Newsroom

May 13, 2012

Gruenberg: SIFI wind-downs to protect taxpayers

May 14, 2012 – Banking regulators' authority to wind down "systemically important financial institutions" is aimed at ensuring taxpayers do not foot the bill when a huge firm – including a holding company or nonbank – falters, FDIC Acting Chairman Martin Gruenberg said last week in Chicago.

Speaking before the Federal Reserve Bank of Chicago Bank Structure Conference, Gruenberg discussed the measures envisioned in resolution rules adopted last year by the Federal Reserve and the FDIC. The rules are to implement the Dodd-Frank Act's mandate for resolving large institutions that pose a threat to the financial marketplace.

A joint rule issued by the FDIC and the Federal Reserve Board last summer provides for the resolution of certain SIFIs: holding companies with consolidated assets of $50 billion or more and certain nonbank financial companies designated by the Financial Stability Oversight Council. FDIC also issued a separate rule that applies to FDIC-insured depository institutions with assets exceeding $50 billion.

Gruenberg, in his speech, focused mostly on holding companies and nonbanks. He said the goals of the resolution strategy are:

  • ensuring stability of the financial system;
  • ensuring investors in the failed firm bear its losses; and
  • converting the failed firm through public receivership into a new, well-capitalized and viable private sector entity.

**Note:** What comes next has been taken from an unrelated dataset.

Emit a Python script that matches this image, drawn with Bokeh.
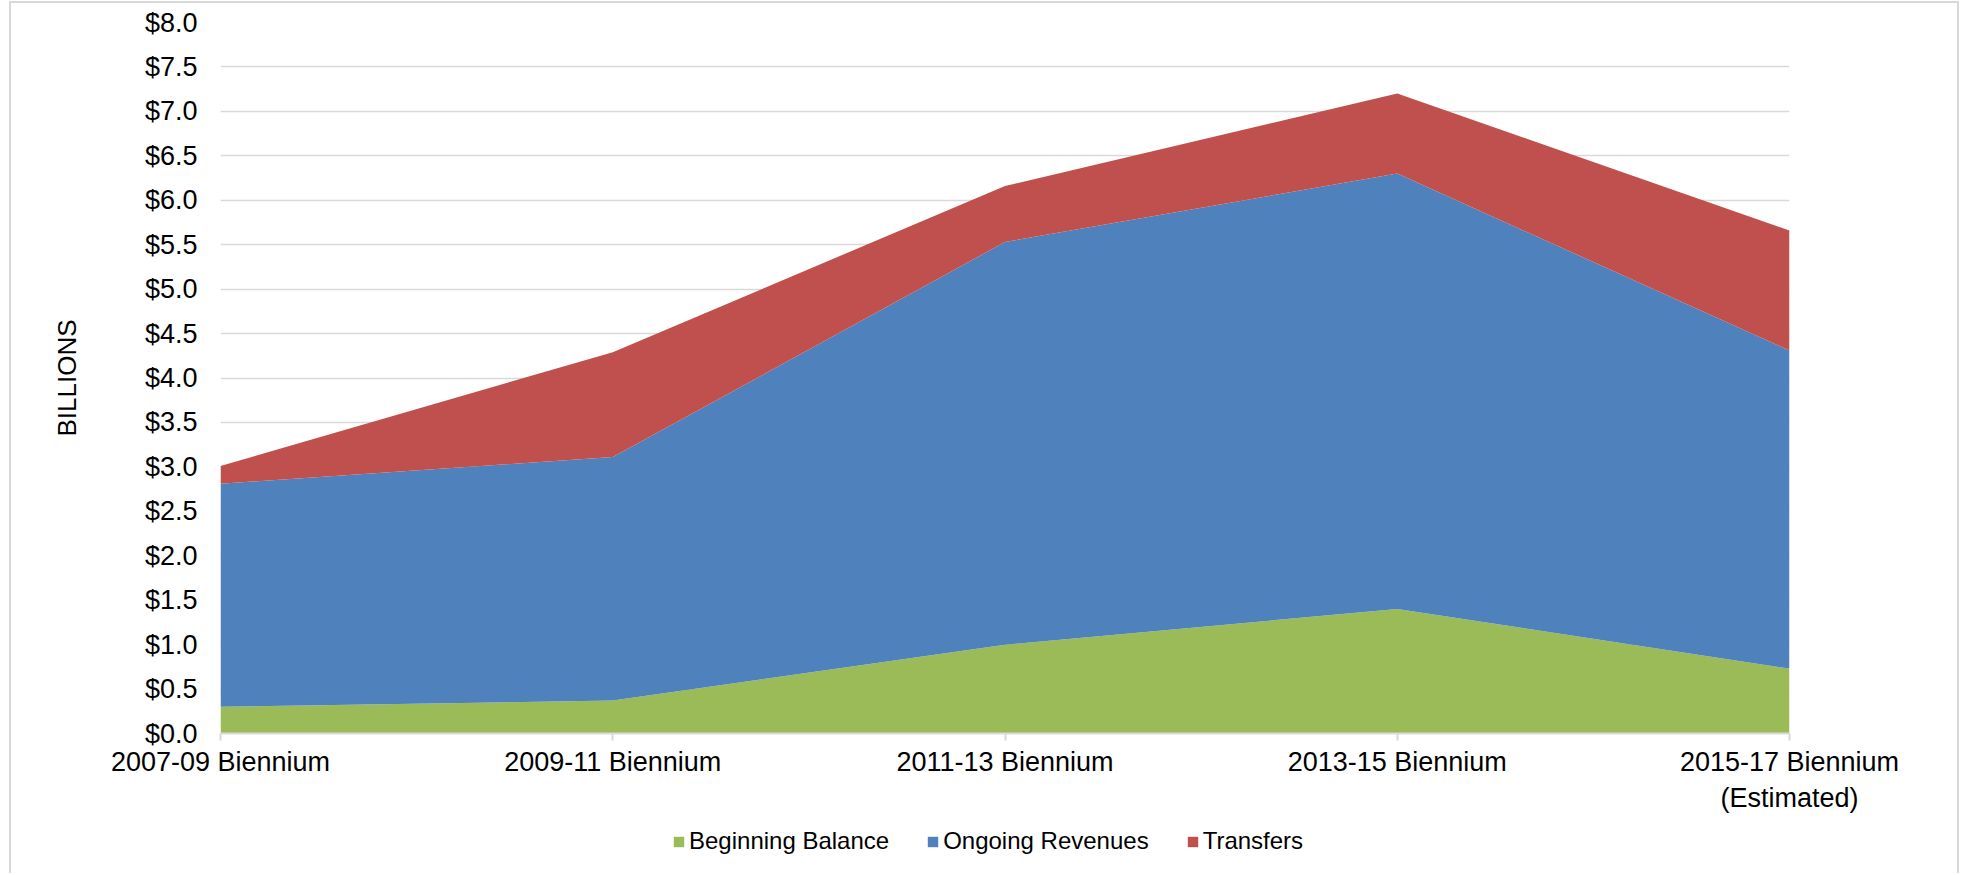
from bokeh.plotting import figure
from bokeh.layouts import column
from bokeh.models import (ColumnDataSource, Range1d, FixedTicker, NumeralTickFormatter,
                          Legend, LegendItem)
from bokeh.embed import file_html
from bokeh.resources import INLINE

categories = ["2007-09 Biennium", "2009-11 Biennium", "2011-13 Biennium",
              "2013-15 Biennium", "2015-17 Biennium\n(Estimated)"]
beginning_balance = [0.30, 0.37, 1.00, 1.40, 0.73]
ongoing_revenues = [2.51, 2.74, 4.53, 4.90, 3.58]
transfers = [0.20, 1.18, 0.63, 0.90, 1.35]
series_names = ["Beginning Balance", "Ongoing Revenues", "Transfers"]
colors = ["#9BBB59", "#4F81BD", "#C0504D"]
y_ticks = [i * 0.5 for i in range(17)]

FONT = "Liberation Sans"
BORDER = "2px solid #d9d9d9"

source = ColumnDataSource(dict(
    x=list(range(len(categories))),
    bb=beginning_balance,
    orv=ongoing_revenues,
    tr=transfers,
))
stackers = ["bb", "orv", "tr"]

p = figure(width=1950, height=812, output_backend="svg", toolbar_location=None,
           x_range=Range1d(0, len(categories) - 1), y_range=Range1d(0, 8),
           min_border_left=209, min_border_right=172, min_border_top=19,
           min_border_bottom=81)
p.styles = {"border-left": BORDER, "border-right": BORDER, "border-top": BORDER,
            "margin-left": "9px", "margin-top": "1px"}
p.outline_line_color = None
p.background_fill_color = "white"
p.border_fill_color = "white"

renderers = p.varea_stack(stackers=stackers, x="x", color=colors, source=source)

# axes
p.yaxis.ticker = FixedTicker(ticks=y_ticks)
p.yaxis.formatter = NumeralTickFormatter(format="$0.0")
p.yaxis.axis_line_color = None
p.yaxis.major_tick_line_color = None
p.yaxis.minor_tick_line_color = None
p.yaxis.major_tick_out = 0
p.yaxis.major_label_standoff = 23
p.yaxis.major_label_text_font = FONT
p.yaxis.major_label_text_font_size = "27px"
p.yaxis.major_label_text_color = "black"
p.yaxis.axis_label = "BILLIONS"
p.yaxis.axis_label_text_font = FONT
p.yaxis.axis_label_text_font_size = "26px"
p.yaxis.axis_label_text_font_style = "normal"
p.yaxis.axis_label_text_color = "black"
p.yaxis.axis_label_standoff = 60

p.xaxis.ticker = FixedTicker(ticks=list(range(len(categories))))
p.xaxis.major_label_overrides = {i: c for i, c in enumerate(categories)}
p.xaxis.axis_line_color = "#d9d9d9"
p.xaxis.axis_line_width = 2
p.xaxis.major_tick_line_color = "#d9d9d9"
p.xaxis.major_tick_line_width = 2
p.xaxis.major_tick_out = 7
p.xaxis.major_tick_in = 0
p.xaxis.minor_tick_line_color = None
p.xaxis.major_label_standoff = 6
p.xaxis.major_label_text_font = FONT
p.xaxis.major_label_text_font_size = "27px"
p.xaxis.major_label_text_color = "black"
p.xaxis.major_label_text_line_height = 1.2

p.xgrid.grid_line_color = None
p.ygrid.ticker = FixedTicker(ticks=y_ticks)
p.ygrid.grid_line_color = "#d9d9d9"
p.ygrid.grid_line_width = 1.5
p.ygrid.level = "underlay"

# legend strip below the chart (same series, ranges chosen so only the legend shows)
lg = figure(width=1950, height=60, output_backend="svg", toolbar_location=None,
            x_range=Range1d(0, len(categories) - 1), y_range=Range1d(-2, -1),
            x_axis_location=None, y_axis_location=None,
            min_border_left=0, min_border_right=0, min_border_top=0, min_border_bottom=0)
lg.styles = {"border-left": BORDER, "border-right": BORDER, "margin-left": "9px"}
lg.outline_line_color = None
lg.grid.visible = False
lg.background_fill_color = "white"
lg.border_fill_color = "white"
lg_renderers = lg.varea_stack(stackers=stackers, x="x", color=colors, source=source)

legend = Legend(items=[LegendItem(label=n, renderers=[r]) for n, r in zip(series_names, lg_renderers)],
                orientation="horizontal", location=(452, 18))
legend.padding = 0
legend.margin = 0
legend.spacing = 37
legend.label_standoff = 4
legend.glyph_width = 13
legend.glyph_height = 13
legend.label_text_font = FONT
legend.label_text_font_size = "24px"
legend.label_text_color = "black"
legend.border_line_color = None
legend.background_fill_alpha = 0
lg.add_layout(legend, "center")

layout = column(p, lg, spacing=0)
open("out.html", "w").write(file_html(layout, INLINE))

The resolution process envisioned by the agencies with respect to holding companies and nonbank firms involves a combination of receivership; creation of a new bridge institution; depletion of investors' holdings as needed to absorb losses; and capitalization of the new entity, to which the older firm's business lines would be transferred.

Immediate capital needs, he said, would come initially from write-downs of subordinated debt or senior unsecured debt claims. Remaining debt claims would be converted into equity claims to capitalize the new company. Any additional liquidity required could come from the Orderly Liquidation Fund created within Treasury, but it would have to be repaid either from recoveries on the assets of the failed firm or assessments against the largest, most complex financial companies.

"Taxpayers cannot bear any loss from the resolution of a financial company under the Dodd-Frank Act," Gruenberg said.

Gruenberg said systemically important holding companies and nonbank firms are required under the Fed-FDIC rule to develop, maintain and periodically submit resolution plans to regulators. The first plans, for companies with assets exceeding $250 billion, are due in July.